Sunday, November 29, 2020

Preparing Mesh Hair

Tonight I ran into some trouble when I was trying to convert the hair below to particles, and added some tools to deal with it.

At the top of the Hair section we now find the Print Statitistics button. This tool already existed in the Low-poly section, but it is convenient to duplicate it here because we want to keep track of how heavy the hair is before converting.  This beauty is a real heavy-weight with over half a million vertices.

  Verts: 566945, Edges: 419810, Faces: 139156

We don't want to convert such a heavy mesh to particles, both because conversion times grows fast with the number of particles (at least quadratically), and the resulting particle hair would be very unwieldy. To deal with that problem, there is a new tool called Select Strands By Size, which groups strands according to the number of faces and selects the groups that we want.

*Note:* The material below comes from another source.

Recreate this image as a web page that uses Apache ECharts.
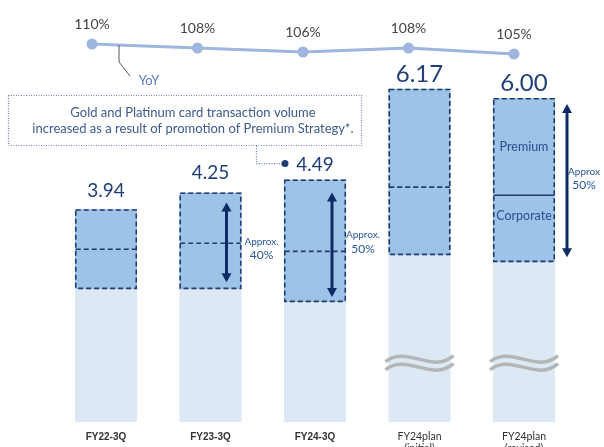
<!DOCTYPE html>
<html>
<head>
<meta charset="utf-8">
<script src="https://cdn.jsdelivr.net/npm/echarts@6/dist/echarts.min.js"></script>
<style>html,body{margin:0;padding:0;background:#fff;}#c{width:604px;height:447px;}</style>
</head>
<body>
<div id="c"></div>
<script>
const categories = ['FY22-3Q', 'FY23-3Q', 'FY24-3Q', 'FY24plan\n(initial)', 'FY24plan\n(revised)'];
const baseVals = [2.46, 2.46, 2.22, 3.09, 2.96];
const corporateVals = [0.74, 0.85, 0.94, 1.26, 1.24];
const premiumVals = [0.74, 0.94, 1.33, 1.82, 1.80];
const totals = [3.94, 4.25, 4.49, 6.17, 6.00];
const yoyVals = [110, 108, 106, 108, 105];
const calloutLines = ['Gold and Platinum card transaction volume', 'increased as a result of promotion of Premium Strategy*.'];
const approxNotes = [
  {idx: 1, top: 'Approx.', pct: '40%'},
  {idx: 2, top: 'Approx.', pct: '50%'},
  {idx: 4, top: 'Approx', pct: '50%'}
];

const FONT = 'Lato, "Noto Sans", sans-serif';
const NAVY = '#1f3f78';
const DARK = '#0d2b66';
const BORDER = '#1f3a6e';
const BAR_W = 62;
const chart = echarts.init(document.getElementById('c'), null, {renderer: 'canvas'});

const topLabelStyle = [
  {fontSize: 19, distance: 9},
  {fontSize: 19, distance: 10},
  {fontSize: 19, distance: 5},
  {fontSize: 24, distance: 3},
  {fontSize: 24, distance: 3}
];

chart.setOption({
  animation: false,
  backgroundColor: '#fff',
  grid: [
    {left: 53.75, width: 522.5, top: 44, bottom: 25, containLabel: false, outerBoundsMode: 'none'},
    {left: 39.25, width: 527.5, top: 34, height: 30, containLabel: false, outerBoundsMode: 'none'}
  ],
  xAxis: [
    {
      type: 'category', gridIndex: 0, data: categories,
      axisLine: {show: false}, axisTick: {show: false},
      axisLabel: {
        margin: 9, interval: 0,
        formatter: function (v, i) {
          if (i < 3) return '{b|' + v + '}';
          return v.split('\n').map(s => '{n|' + s + '}').join('\n');
        },
        rich: {
          b: {fontFamily: '"Liberation Sans", Arial, sans-serif', fontWeight: 'bold', fontSize: 10, color: '#333', lineHeight: 12},
          n: {fontFamily: FONT, fontSize: 10.5, color: '#333', lineHeight: 12}
        }
      }
    },
    {type: 'category', gridIndex: 1, data: categories, show: false}
  ],
  yAxis: [
    {type: 'value', gridIndex: 0, min: 0, max: 7, show: false, splitLine: {show: false}},
    {type: 'value', gridIndex: 1, min: 100, max: 115, show: false, splitLine: {show: false}}
  ],
  series: [
    {
      name: 'Base', type: 'bar', stack: 's', barWidth: BAR_W,
      data: baseVals, itemStyle: {color: '#dde8f5'}, silent: true
    },
    {
      name: 'Corporate', type: 'bar', stack: 's', barWidth: BAR_W,
      data: corporateVals.map((v, i) => ({
        value: v,
        label: {show: i === 4, position: 'inside', offset: [0, -13], formatter: 'Corporate', color: '#27508f', fontSize: 12.5, fontFamily: FONT}
      })),
      itemStyle: {color: '#9dc3e6'}, silent: true
    },
    {
      name: 'Premium', type: 'bar', stack: 's', barWidth: BAR_W,
      data: premiumVals.map((v, i) => ({
        value: v,
        label: {
          show: true, position: 'top', distance: topLabelStyle[i].distance,
          formatter: totals[i].toFixed(2), color: NAVY,
          fontSize: topLabelStyle[i].fontSize, fontFamily: FONT
        }
      })),
      itemStyle: {color: '#9dc3e6'}, silent: true
    },
    {
      name: 'YoY', type: 'line', xAxisIndex: 1, yAxisIndex: 1,
      data: yoyVals, symbol: 'circle', symbolSize: 11,
      lineStyle: {color: '#9fb6de', width: 3},
      itemStyle: {color: '#9fb6de'},
      label: {show: true, position: 'top', distance: 7, color: '#444', fontSize: 14, fontFamily: FONT, formatter: p => p.value + '%'}
    }
  ]
});

function px(i, v) { return chart.convertToPixel({xAxisIndex: 0, yAxisIndex: 0}, [i, v]); }

const g = [];
// dashed outlines of the premium+corporate box and divider
categories.forEach((c, i) => {
  const pt = px(i, totals[i]);
  const pb = px(i, baseVals[i]);
  const pm = px(i, baseVals[i] + corporateVals[i]);
  const x0 = pt[0] - BAR_W / 2 + 0.75;
  g.push({type: 'rect', shape: {x: x0, y: pt[1] + 0.75, width: BAR_W - 1.5, height: pb[1] - pt[1] - 1.5},
    style: {fill: null, stroke: BORDER, lineWidth: 1.6, lineDash: [5, 3]}});
  g.push({type: 'line', shape: {x1: x0, y1: pm[1], x2: x0 + BAR_W - 1.5, y2: pm[1]},
    style: {stroke: BORDER, lineWidth: 1.6, lineDash: i === 4 ? null : [5, 3]}});
});

// Premium text inside revised bar
(function () {
  const i = 4;
  const lo = baseVals[i] + corporateVals[i];
  const p = px(i, lo + premiumVals[i] * 0.5);
  g.push({type: 'text', x: p[0], y: p[1], style: {text: 'Premium', fill: '#27508f', font: '12.5px ' + FONT, align: 'center', verticalAlign: 'middle'}});
})();

// arrows
function arrow(x, yTop, yBot) {
  const h = 8, w = 5;
  g.push({type: 'line', shape: {x1: x, y1: yTop + h - 1, x2: x, y2: yBot - h + 1}, style: {stroke: DARK, lineWidth: 3}});
  g.push({type: 'polygon', shape: {points: [[x, yTop], [x - w, yTop + h + 1], [x + w, yTop + h + 1]]}, style: {fill: DARK}});
  g.push({type: 'polygon', shape: {points: [[x, yBot], [x - w, yBot - h - 1], [x + w, yBot - h - 1]]}, style: {fill: DARK}});
}
const arrowCfg = [
  {idx: 1, dx: 16, inTop: 10, inBot: 7},
  {idx: 2, dx: 17, inTop: 13, inBot: 5},
  {idx: 4, dx: 43, inTop: 6, inBot: 5}
];
arrowCfg.forEach(a => {
  const pt = px(a.idx, totals[a.idx]);
  const pb = px(a.idx, baseVals[a.idx]);
  arrow(pt[0] + a.dx, pt[1] + a.inTop, pb[1] - a.inBot);
});

// approx notes
const noteOffsets = {1: [51, 0.42], 2: [48, 0.49], 4: [60, 0.51]};
approxNotes.forEach(n => {
  const o = noteOffsets[n.idx];
  const v = baseVals[n.idx] + (totals[n.idx] - baseVals[n.idx]) * o[1];
  const p = px(n.idx, v);
  g.push({type: 'text', x: p[0] + o[0], y: p[1] - 7, style: {text: n.top, fill: '#2a5596', font: '10px ' + FONT, align: 'center', verticalAlign: 'middle'}});
  g.push({type: 'text', x: p[0] + o[0], y: p[1] + 7, style: {text: n.pct, fill: '#2a5596', font: '12px ' + FONT, align: 'center', verticalAlign: 'middle'}});
});

// wave break marks
[3, 4].forEach(i => {
  const c = px(i, 1.1);
  [-4, 4].forEach(dy => {
    const x0 = c[0] - 34, y0 = c[1] + dy;
    g.push({type: 'bezierCurve', shape: {x1: x0, y1: y0 + 3, cpx1: x0 + 22, cpy1: y0 - 14, cpx2: x0 + 46, cpy2: y0 + 16, x2: x0 + 68, y2: y0 - 3},
      style: {stroke: '#b5b5b5', lineWidth: 3.5, fill: null}});
  });
});

// YoY leader
g.push({type: 'polyline', shape: {points: [[119, 45], [119, 62], [130, 76]]}, style: {stroke: '#555', lineWidth: 1, fill: null}});
g.push({type: 'text', x: 149, y: 81, style: {text: 'YoY', fill: '#5b7cc0', font: '13px ' + FONT, align: 'center', verticalAlign: 'middle'}});

// callout box
g.push({type: 'rect', shape: {x: 8.5, y: 95.5, width: 353, height: 50}, style: {fill: null, stroke: '#6f84ad', lineWidth: 1.2, lineDash: [1, 1.5]}});
g.push({type: 'text', x: 193, y: 113, style: {text: calloutLines[0], fill: '#3d5a8c', font: '13px ' + FONT, align: 'center', verticalAlign: 'middle'}});
g.push({type: 'text', x: 193, y: 129, style: {text: calloutLines[1], fill: '#3d5a8c', font: '13px ' + FONT, align: 'center', verticalAlign: 'middle'}});
// connector to 4.49
(function () {
  const p = px(2, totals[2]);
  const cy = p[1] - 16;
  g.push({type: 'polyline', shape: {points: [[256.5, 146], [256.5, cy], [p[0] - 30, cy]]}, style: {stroke: '#6f84ad', lineWidth: 1.2, lineDash: [1, 1.5], fill: null}});
  g.push({type: 'circle', shape: {cx: p[0] - 30, cy: cy, r: 3.5}, style: {fill: NAVY}});
})();

g.forEach(el => { el.z = 100; });
chart.setOption({graphic: g});
</script>
</body>
</html>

When we press the button a dialog appears where we can select the sizes. It takes some time before the dialog appears, because the mesh must first be analyzed and the faces grouped by size. In this case there are four groups, with 0, 40, 44 and 1156 vertices. Select that latter, which is not a strand but the hair cap.
Separate the selected vertices to a new object which we rename to Scalp. We also changed the viewport color of the hair cap material so we can distinguish it from the hair.
Invoke Select Strands By Size once again, and select the groups with 40 and 44 faces. We want to delete the strands with size 0, but for some reason nothing is selected when we select that group. Therefore we select the other two groups and then invert the selection.
Here is the inverted selection which consists of stray verts only, and the hair after the stray verts have been deleted. We can check the size again with the Print Statistics tool:

   Verts: 282860, Edges: 417430, Faces: 138000

Half of the vertices have disappeared, but the number of edges and faces has only decreased a little, probably because the scalp mesh was separated.

The hair mesh is still huge with 138,000 faces, and will take a very long time to convert. A reasonable size is 30,000 faces or less. To reach that number, we now Select Random Strands with a fraction = 0.8. This will select 80% of the remaining faces at random. Note that the semantics of this tool has changed; previously we specified the fraction of vertices that were not selected.

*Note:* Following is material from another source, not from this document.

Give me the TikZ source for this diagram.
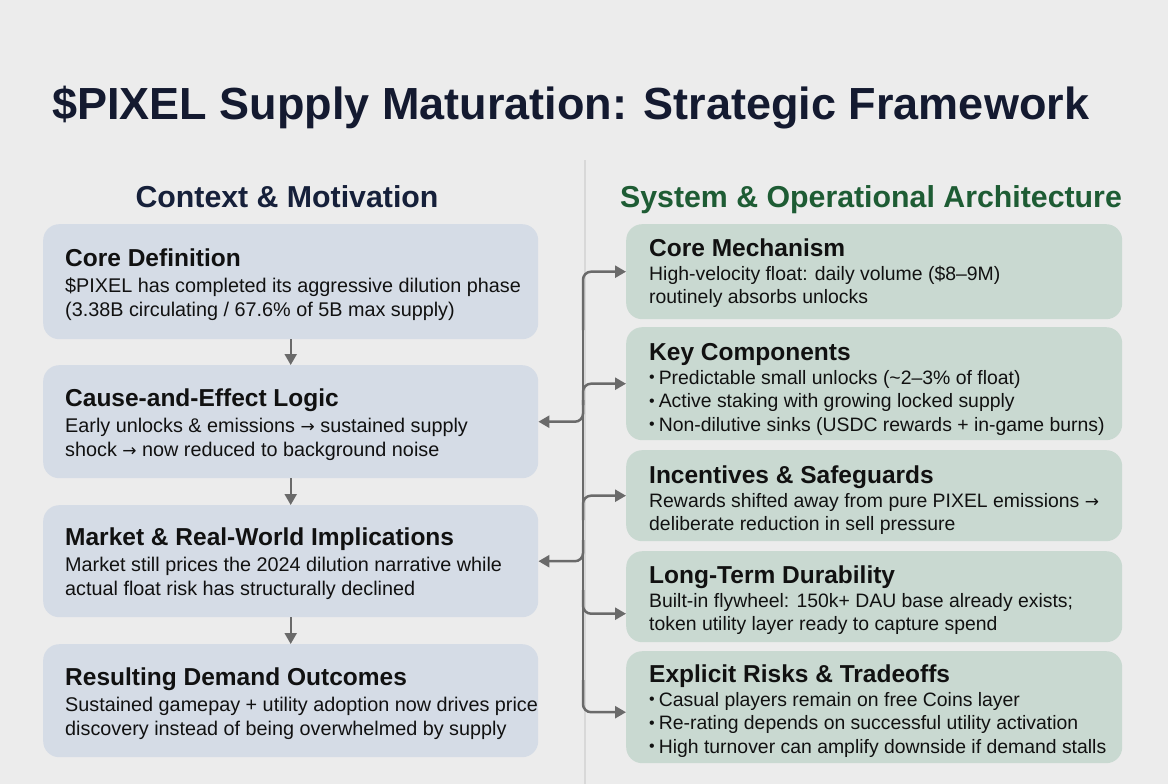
\documentclass[tikz,border=0pt]{standalone}
\usepackage{fontspec}
\setmainfont{Liberation Sans}
\newfontfamily\symfont{DejaVu Sans}
\usetikzlibrary{arrows.meta,calc}
\definecolor{bgc}{HTML}{ECECEC}
\definecolor{navyc}{HTML}{141A30}
\definecolor{navyh}{HTML}{16203A}
\definecolor{greenc}{HTML}{1E5C34}
\definecolor{inkc}{HTML}{111111}
\definecolor{lboxc}{HTML}{D5DCE6}
\definecolor{rboxc}{HTML}{C9D9D1}
\definecolor{wirec}{HTML}{6A6A6A}
\definecolor{divc}{HTML}{D8D8D8}
\newcommand\rarr{{\symfont\fontsize{17}{17}\selectfont →}}
\newcommand\bul{\raisebox{1.2pt}{\fontsize{16}{16}\selectfont •}\hspace{4pt}}
\begin{document}
\begin{tikzpicture}[x=1pt,y=-1pt,
  lbox/.style={fill=lboxc, rounded corners=16pt, minimum width=495pt, anchor=north west, inner sep=0pt, draw=none},
  rbox/.style={fill=rboxc, rounded corners=16pt, minimum width=496pt, anchor=north west, inner sep=0pt, draw=none},
  btitle/.style={font=\bfseries\fontsize{24.5}{28}\selectfont, text=inkc, anchor=base west, inner sep=0pt},
  lbody/.style={font=\fontsize{19.8}{24}\selectfont, text=inkc, anchor=base west, inner sep=0pt},
  rbody/.style={font=\fontsize{19.4}{23.5}\selectfont, text=inkc, anchor=base west, inner sep=0pt},
  wire/.style={draw=wirec, line width=2.5pt, rounded corners=8pt},
  arr/.style={wire, -{Triangle[length=11pt,width=12pt]}},
  hdr/.style={font=\bfseries\fontsize{30.3}{34}\selectfont, anchor=base, inner sep=0pt}
]
\useasboundingbox (0,0) rectangle (1168,784);
\fill[bgc] (0,0) rectangle (1168,784);

% title
\node[font=\bfseries\fontsize{45}{50}\selectfont, text=navyc, anchor=base west, inner sep=0pt] (title) at (52,120) {\$PIXEL Supply Maturation: Strategic Framework};

% column headers
\node[hdr, text=navyh] (hl) at (287,207) {Context \& Motivation};
\node[hdr, text=greenc] (hr) at (871,207) {System \& Operational Architecture};

% divider
\coordinate (dtop) at (585,160);
\coordinate (dbot) at (585,784);
\draw[divc, line width=1.2pt] (dtop) -- (dbot);

% left boxes
\node[lbox, minimum height=115pt] (L1) at (43,224) {};
\node[lbox, minimum height=113pt] (L2) at (43,365) {};
\node[lbox, minimum height=112pt] (L3) at (43,505) {};
\node[lbox, minimum height=113pt] (L4) at (43,644) {};

% right boxes
\node[rbox, minimum height=95pt] (R1) at (626,224) {};
\node[rbox, minimum height=113pt] (R2) at (626,327) {};
\node[rbox, minimum height=91pt] (R3) at (626,450) {};
\node[rbox, minimum height=91pt] (R4) at (626,551) {};
\node[rbox, minimum height=112pt] (R5) at (626,651) {};

% left texts
\node[btitle] (L1t) at (65,266) {Core Definition};
\node[lbody] (L1b) at (65,292) {\begin{tabular}[t]{@{}l@{}}\$PIXEL has completed its aggressive dilution phase\\(3.38B circulating / 67.6\% of 5B max supply)\end{tabular}};

\node[btitle] (L2t) at (65,406) {Cause-and-Effect Logic};
\node[lbody] (L2b) at (65,432) {\begin{tabular}[t]{@{}l@{}}Early unlocks \& emissions \rarr{} sustained supply\\shock \rarr{} now reduced to background noise\end{tabular}};

\node[btitle] (L3t) at (65,545) {Market \& Real-World Implications};
\node[lbody] (L3b) at (65,571) {\begin{tabular}[t]{@{}l@{}}Market still prices the 2024 dilution narrative while\\actual float risk has structurally declined\end{tabular}};

\node[btitle] (L4t) at (65,685) {Resulting Demand Outcomes};
\node[lbody] (L4b) at (65,711) {\begin{tabular}[t]{@{}l@{}}Sustained gamepay + utility adoption now drives price\\discovery instead of being overwhelmed by supply\end{tabular}};

% right texts
\node[btitle] (R1t) at (649,256) {Core Mechanism};
\node[rbody] (R1b) at (649,280) {\begin{tabular}[t]{@{}l@{}}High-velocity float: daily volume (\$8–9M)\\routinely absorbs unlocks\end{tabular}};

\node[btitle] (R2t) at (649,360) {Key Components};
\node[rbody] (R2b) at (649,384) {\begin{tabular}[t]{@{}l@{}}\bul Predictable small unlocks (\textasciitilde2–3\% of float)\\\bul Active staking with growing locked supply\\\bul Non-dilutive sinks (USDC rewards + in-game burns)\end{tabular}};

\node[btitle] (R3t) at (649,483) {Incentives \& Safeguards};
\node[rbody] (R3b) at (649,507) {\begin{tabular}[t]{@{}l@{}}Rewards shifted away from pure PIXEL emissions \rarr\\deliberate reduction in sell pressure\end{tabular}};

\node[btitle] (R4t) at (649,583) {Long-Term Durability};
\node[rbody] (R4b) at (649,607) {\begin{tabular}[t]{@{}l@{}}Built-in flywheel: 150k+ DAU base already exists;\\token utility layer ready to capture spend\end{tabular}};

\node[btitle] (R5t) at (649,682) {Explicit Risks \& Tradeoffs};
\node[rbody] (R5b) at (649,706) {\begin{tabular}[t]{@{}l@{}}\bul Casual players remain on free Coins layer\\\bul Re-rating depends on successful utility activation\\\bul High turnover can amplify downside if demand stalls\end{tabular}};

% vertical flow on the left
\draw[arr, line width=2.2pt] (L1.south) -- (L2.north);
\draw[arr, line width=2.2pt] (L2.south) -- (L3.north);
\draw[arr, line width=2.2pt] (L3.south) -- (L4.north);

% bus connectors
\coordinate (bt) at (583,279);
\coordinate (bb) at (583,704);
\coordinate (j1) at (583,330);
\coordinate (j2) at (583,405);
\coordinate (j3) at (583,400);
\coordinate (j4) at (583,520);
\coordinate (j5) at (583,540);
\coordinate (j6) at (583,590);
\coordinate (j7) at (583,680);
\draw[wire] (bt) -- (bb);
\draw[arr] (j1) |- (R1.west);
\draw[arr] (j2) |- (R2.west);
\draw[arr] (j3) |- (L2.east);
\draw[arr] (j4) |- (R3.west);
\draw[arr] (j5) |- (L3.east);
\draw[arr] (j6) |- ([yshift=-17pt]R4.west);
\draw[arr] (j7) |- ([yshift=-5pt]R5.west);
\end{tikzpicture}
\end{document}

Delete the selected vertices and toggle out of edit mode. Again we check the size of the mesh with the Print Statistics tool:

Verts: 57342, Edges: 84623, Faces: 27976

The mesh now weighs in at almost 28,000 faces, which can be converted in a reasonable time, ca five minutes on my computer. It is a good idea to check the hair from different angles to ensure that there are no large bald spots.

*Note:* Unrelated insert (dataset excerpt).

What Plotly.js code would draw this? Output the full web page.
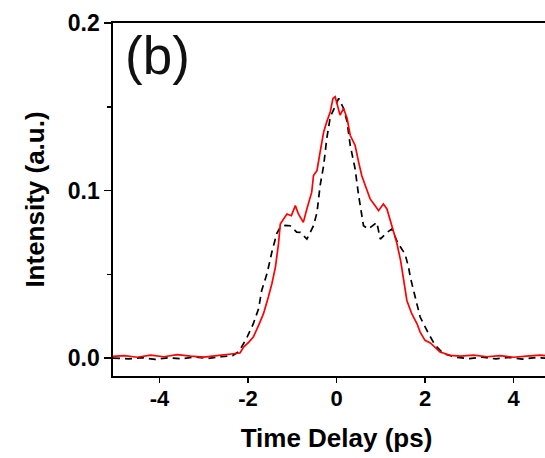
<!DOCTYPE html>
<html>
<head>
<meta charset="utf-8">
<script src="https://cdn.plot.ly/plotly-3.0.1.min.js"></script>
<style>
  html, body { margin: 0; padding: 0; overflow: hidden; background: #fff; }
  #chart { width: 560px; height: 458px; }
</style>
</head>
<body>
<div id="chart"></div>
<script>
// Red solid trace
const redX = [-5.05, -4.8, -4.5, -4.2, -3.9, -3.6, -3.3, -3.0, -2.7, -2.45, -2.33, -2.18, -2.10, -1.98, -1.88, -1.76, -1.65, -1.54, -1.46, -1.38, -1.31, -1.27, -1.12, -1.02, -0.93, -0.86, -0.75, -0.67, -0.56, -0.52, -0.44, -0.37, -0.29, -0.22, -0.14, -0.08, -0.03, 0.05, 0.08, 0.16, 0.24, 0.31, 0.42, 0.50, 0.57, 0.65, 0.76, 0.87, 0.95, 1.06, 1.14, 1.25, 1.36, 1.45, 1.51, 1.59, 1.70, 1.82, 1.89, 2.00, 2.12, 2.22, 2.34, 2.57, 2.8, 3.1, 3.4, 3.7, 4.0, 4.3, 4.6, 4.9, 5.05];
const redY = [0.0010, 0.0015, 0.0005, 0.0018, 0.0008, 0.0020, 0.0012, 0.0006, 0.0015, 0.0020, 0.0026, 0.0030, 0.0066, 0.0095, 0.0125, 0.0195, 0.0265, 0.0364, 0.0444, 0.0543, 0.0683, 0.0800, 0.0860, 0.0850, 0.0910, 0.0860, 0.0810, 0.0890, 0.0990, 0.109, 0.112, 0.123, 0.135, 0.141, 0.147, 0.155, 0.156, 0.148, 0.145, 0.149, 0.143, 0.133, 0.127, 0.117, 0.109, 0.103, 0.095, 0.091, 0.088, 0.092, 0.089, 0.079, 0.069, 0.058, 0.048, 0.0344, 0.0265, 0.0205, 0.0155, 0.0106, 0.0090, 0.0065, 0.0036, 0.0016, 0.0012, 0.0018, 0.0008, 0.0015, 0.0005, 0.0012, 0.0018, 0.0010, 0.0012];

// Black dashed trace
const blackX = [-5.05, -4.7, -4.4, -4.1, -3.8, -3.5, -3.2, -2.9, -2.6, -2.35, -2.2, -2.02, -1.88, -1.76, -1.69, -1.57, -1.46, -1.35, -1.27, -1.16, -1.05, -0.90, -0.82, -0.67, -0.52, -0.44, -0.37, -0.29, -0.22, -0.14, -0.07, 0.05, 0.16, 0.24, 0.31, 0.42, 0.50, 0.54, 0.61, 0.72, 0.91, 0.99, 1.14, 1.25, 1.38, 1.55, 1.63, 1.67, 1.78, 1.89, 2.08, 2.23, 2.42, 2.7, 3.0, 3.3, 3.6, 3.9, 4.2, 4.5, 4.8, 5.05];
const blackY = [0.0000, -0.0005, 0.0003, -0.0008, 0.0002, -0.0004, 0.0006, -0.0002, 0.0008, 0.0015, 0.0040, 0.0125, 0.0205, 0.0295, 0.0404, 0.0504, 0.0633, 0.0743, 0.0782, 0.0792, 0.0790, 0.0752, 0.0750, 0.0710, 0.0790, 0.0870, 0.103, 0.115, 0.131, 0.144, 0.148, 0.155, 0.149, 0.141, 0.127, 0.113, 0.097, 0.091, 0.079, 0.077, 0.081, 0.071, 0.075, 0.077, 0.069, 0.062, 0.054, 0.048, 0.0364, 0.0245, 0.0146, 0.0076, 0.0026, 0.0005, -0.0003, 0.0006, -0.0005, 0.0004, -0.0006, 0.0003, -0.0002, 0.0000];

const xTickVals = [-4, -2, 0, 2, 4];
const xTickText = ["-4", "-2", "0", "2", "4"];
const yTickVals = [0.0, 0.1, 0.2];
const yTickText = ["0.0", "0.1", "0.2"];

const fontFam = "Liberation Sans, Arial, sans-serif";

const traces = [
  {
    x: blackX, y: blackY, type: "scatter", mode: "lines",
    line: { color: "#000000", width: 1.7, dash: "7px,5px" },
    showlegend: false, hoverinfo: "skip"
  },
  {
    x: redX, y: redY, type: "scatter", mode: "lines",
    line: { color: "#ff0000", width: 1.7 },
    showlegend: false, hoverinfo: "skip"
  }
];

const layout = {
  width: 560, height: 458,
  margin: { l: 113, r: 0, t: 23, b: 82 },
  paper_bgcolor: "#ffffff", plot_bgcolor: "#ffffff",
  showlegend: false,
  xaxis: {
    range: [-5.05, 5.05],
    showgrid: false, zeroline: false,
    showline: true, linecolor: "#000", linewidth: 1.6, mirror: true,
    ticks: "outside", ticklen: 5, tickwidth: 1.5, tickcolor: "#000",
    tickmode: "array", tickvals: xTickVals, ticktext: xTickText,
    ticklabelstandoff: -3,
    tickfont: { family: fontFam, size: 22, color: "#000", weight: "bold" },
    title: { text: "Time Delay (ps)", standoff: 19,
             font: { family: fontFam, size: 26, color: "#000", weight: "bold" } }
  },
  yaxis: {
    range: [-0.0107, 0.2],
    showgrid: false, zeroline: false,
    showline: true, linecolor: "#000", linewidth: 1.6, mirror: false,
    ticks: "outside", ticklen: 7, tickwidth: 1.5, tickcolor: "#000",
    tickmode: "array", tickvals: yTickVals, ticktext: yTickText,
    minor: { tickmode: "array", tickvals: [0.05, 0.15], ticks: "outside", ticklen: 4, tickwidth: 1.5, tickcolor: "#000" },
    tickfont: { family: fontFam, size: 23, color: "#000", weight: "bold" },
    title: { text: "Intensity (a.u.)", standoff: 16,
             font: { family: fontFam, size: 26, color: "#000", weight: "bold" } }
  },
  annotations: [
    {
      text: "(b)", xref: "paper", yref: "paper",
      x: 0.022, y: 0.82, xanchor: "left", yanchor: "bottom",
      showarrow: false,
      font: { family: fontFam, size: 53, color: "#111" }
    }
  ]
};

Plotly.newPlot("chart", traces, layout, { staticPlot: true, displayModeBar: false });
</script>
</body>
</html>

Now the mesh is prepared for conversion to particle hair.

Select the hair and the scalp mesh, and press Make Hair. The meshes must be selected in the right order, with the hair active. For convenience the two meshes are listed below the button, so we can easily tell if they have been selected in the wrong order.

If we use the default options, the result is an unpleasant surprise.

The reason for this behavior is that the strands are oriented bottom-up in UV space. The UV coordinates are used as coordinates along the strands. The default assumption is that the strands are oriented vertically in UV space, with the roots at the top and the tips at the bottom. This has been the case in almost every hair that I have encountered so far, e.g. the Toulouse hair that comes with DAZ Studio. However, in this case the strands are oriented bottom-up, so the roots are close to the bottom of the UV.

To fix this, there is a new option in the pop-up dialog, Strand Orientation, which can take on four different values, depending on the orientation of the strands in UV space.

  • Top-Down: Vertically in UV space, with roots at the top (default).
  • Bottom-Up: Vertically in UV space, with roots at the bottom.
  • Left-Right: Horizontally in UV space, with roots to the left.
  • Right-Left: Horizontally in UV space, with roots to the right.

We select Sheet in the Create section and set Strand Orientation to Bottom-Up. We also resize the hair to a hair length of 40.